In the above picture, we have drawn a 2-sphere. **A **is any point on the sphere. **B **is its antipodal point. B is found by changing the sign of each coordinate of A. Geometrically B is found by drawing a line from A, through the origin. Wherever that segment hits the sphere again, is its antipodal point.

It is easy to check that **h **is a continuous map. Also, note that **h does not have a fixed point. **Since each point on the sphere is sent to some other point (the diametrically opposite point on the sphere), hence no point is left **fixed **by the map **h.**

There is a notion called **homotopy of maps **in advanced mathematics. The idea is this: suppose there are two maps **h **and **g **from X to Y. Can you continuously deform **h **to **g **? If yes, then the two maps are said to be homotopic. In more technical language, **h **and **g **are homotopic if, there is a map \( F: X \times [0,1] \to Y \) such that \( F(x, 0) = h(x), F(x, 1) = g(x) \) and F is continuous.

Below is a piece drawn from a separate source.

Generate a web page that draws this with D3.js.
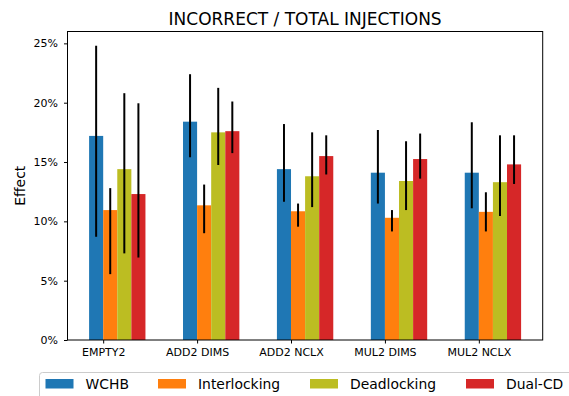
<!DOCTYPE html>
<html lang="en">
<head>
  <meta charset="utf-8">
  <script src="https://d3js.org/d3.v7.min.js"></script>
  <style>
    body { margin: 0; background: #fff; }
    text { font-family: "DejaVu Sans", sans-serif; fill: #000; }
  </style>
</head>
<body>
  <div id="my_dataviz"></div>
  <script>
    // data (percent)
    const categories = ["EMPTY2", "ADD2 DIMS", "ADD2 NCLX", "MUL2 DIMS", "MUL2 NCLX"];
    const seriesNames = ["WCHB", "Interlocking", "Deadlocking", "Dual-CD"];
    const colors = ["#1f77b4", "#ff7f0e", "#bcbd22", "#d62728"];

    const wchb = [17.2, 18.4, 14.4, 14.1, 14.1];
    const wchbLow = [8.7, 15.4, 11.65, 11.5, 11.1];
    const wchbHigh = [24.8, 22.4, 18.2, 17.7, 18.35];

    const interlocking = [10.95, 11.35, 10.85, 10.3, 10.8];
    const interlockingLow = [5.55, 9.0, 9.55, 9.15, 9.15];
    const interlockingHigh = [12.8, 13.1, 11.5, 10.95, 12.45];

    const deadlocking = [14.4, 17.5, 13.8, 13.4, 13.3];
    const deadlockingLow = [7.3, 14.75, 11.2, 10.95, 10.45];
    const deadlockingHigh = [20.8, 21.25, 17.5, 16.75, 17.25];

    const dualCD = [12.3, 17.6, 15.5, 15.25, 14.8];
    const dualCDLow = [6.95, 15.75, 13.95, 13.6, 13.15];
    const dualCDHigh = [19.95, 20.1, 17.25, 17.4, 17.25];

    const yTicks = [0, 5, 10, 15, 20, 25];

    const values = [wchb, interlocking, deadlocking, dualCD];
    const lows = [wchbLow, interlockingLow, deadlockingLow, dualCDLow];
    const highs = [wchbHigh, interlockingHigh, deadlockingHigh, dualCDHigh];

    const W = 569, H = 396;
    const margin = {top: 31.5, right: 26.3, bottom: 56, left: 67.5},
        width = W - margin.left - margin.right,
        height = H - margin.top - margin.bottom;
    const barW = 0.15;

    const svg = d3.select("#my_dataviz")
      .append("svg")
        .attr("width", W)
        .attr("height", H);

    const g = svg.append("g")
        .attr("transform", `translate(${margin.left},${margin.top})`);

    // flatten to one row per bar
    const rows = [];
    categories.forEach((c, i) => {
      seriesNames.forEach((s, j) => {
        rows.push({cat: i, s: j, v: values[j][i], lo: lows[j][i], hi: highs[j][i]});
      });
    });

    const x = d3.scaleLinear()
      .domain([-0.15 - 0.23, 4.45 + 0.23])
      .range([0, width]);

    const y = d3.scaleLinear()
      .domain([0, 26])
      .range([height, 0]);

    // Bars
    g.selectAll("rect.bar")
      .data(rows)
      .join("rect")
        .attr("class", "bar")
        .attr("x", d => x(d.cat + (d.s - 1) * barW))
        .attr("y", d => y(d.v))
        .attr("width", x(barW) - x(0))
        .attr("height", d => height - y(d.v))
        .attr("fill", d => colors[d.s]);

    // Error bars
    g.selectAll("line.err")
      .data(rows)
      .join("line")
        .attr("class", "err")
        .attr("x1", d => x(d.cat + (d.s - 0.5) * barW))
        .attr("x2", d => x(d.cat + (d.s - 0.5) * barW))
        .attr("y1", d => y(d.lo))
        .attr("y2", d => y(d.hi))
        .attr("stroke", "#000")
        .attr("stroke-width", 2);

    // Axes
    const xAxis = g.append("g")
      .attr("transform", `translate(0,${height})`)
      .call(d3.axisBottom(x).tickValues(d3.range(categories.length))
        .tickFormat(i => categories[i]).tickSizeOuter(0).tickSize(3.5).tickPadding(5));
    xAxis.selectAll("text").style("font-size", "11px");

    const yAxis = g.append("g")
      .call(d3.axisLeft(y).tickValues(yTicks).tickFormat(d => d + "%")
        .tickSizeOuter(0).tickSize(3.5).tickPadding(6));
    yAxis.selectAll("text").style("font-size", "11px");

    g.selectAll(".domain").remove();

    // frame
    g.append("rect")
      .attr("width", width)
      .attr("height", height)
      .attr("fill", "none")
      .attr("stroke", "#000")
      .attr("stroke-width", 1);

    // Title
    svg.append("text")
      .attr("x", margin.left + width / 2)
      .attr("y", 25)
      .attr("text-anchor", "middle")
      .style("font-size", "17px")
      .text("INCORRECT / TOTAL INJECTIONS");

    // Y axis label
    svg.append("text")
      .attr("transform", `translate(25,${margin.top + height / 2}) rotate(-90)`)
      .attr("text-anchor", "middle")
      .style("font-size", "13.9px")
      .text("Effect");

    // Legend
    const legend = svg.append("g").attr("transform", "translate(39.5,372.5)");
    legend.append("rect")
      .attr("width", 560)
      .attr("height", 40)
      .attr("rx", 3)
      .attr("fill", "#fff")
      .attr("stroke", "#cccccc")
      .attr("stroke-width", 1);

    const legendX = [6, 118.5, 270.5, 426.5];
    const item = legend.selectAll("g.item")
      .data(seriesNames)
      .join("g")
        .attr("class", "item")
        .attr("transform", (d, i) => `translate(${legendX[i]},0)`);
    item.append("rect")
      .attr("y", 6.5)
      .attr("width", 28)
      .attr("height", 9.5)
      .attr("fill", (d, i) => colors[i]);
    item.append("text")
      .attr("x", 40)
      .attr("y", 16.5)
      .style("font-size", "13.9px")
      .text(d => d);
  </script>
</body>
</html>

**(The word ‘map’ is used for ‘continuous function’).**

Now we will show that any map which does not have a fixed point, is homotopic to the antipodal map.

Consider \( F(x, t) = \dfrac{(1-t) f(x) – tx} { || (1-t)f(x) – tx || } \).

Here **f **is a map from n-sphere to n-sphere. Here **x **has n+1 coordinates.

Notice that F(x, 0) = f(x) (denominator is 1 as ||f(x)|| =1 , since f(x) is on the sphere).

Also F(x, 1) = – x, the antipodal map.

Clearly F is continous if the denominator is not zero. Let us find out, when the denominator is zero.

\( || (1-t) f(x) – tx || = 0 \implies (1-t) f(x) = tx \).

Taking the absolute value (norm) on both sides, we have \( |1-t| || f(x) || = |t| ||x|| \).

Since for **x **and **f(x) ** are on the surface of the n-sphere, hence their length (norm or absolute value) is 1. Thus we have \( (1-t) = t \).

This implies t = 1/2. But plugging in t = 1/2, in the equation (1-t) f(x) = tx, we have f(x) = x. Hence **f **, has a fixed point.

If **f **did not have a fixed point then, the denominator will never be zero, making it homotopic to the antipodal map.

There is a beautiful visualization of this above fact. Suppose **f **does not have a fixed point. Pick any point **a **on the n-sphere. We want to send it to **-a **(the antipodal point). The shortest path is along the great circle, but there are infinitely many ways to reaching **-a **from **a along a great circle **as **-a **is exactly opposite to **a**.

Hence to decide on, which direction to go, we will take the help of **f**. Since **f **does not have a fixed point, it will move **a **to some **a’. **Once **a **has moved a little in some direction (to **a’**), its path to **-a **becomes fixed (as it is nearer to **-a **along a certain great circle).

Hence any continuous function, from n-sphere to n-sphere, **that does not have a fixed point **is homotopic to (can be deformed continuously into) the antipodal map!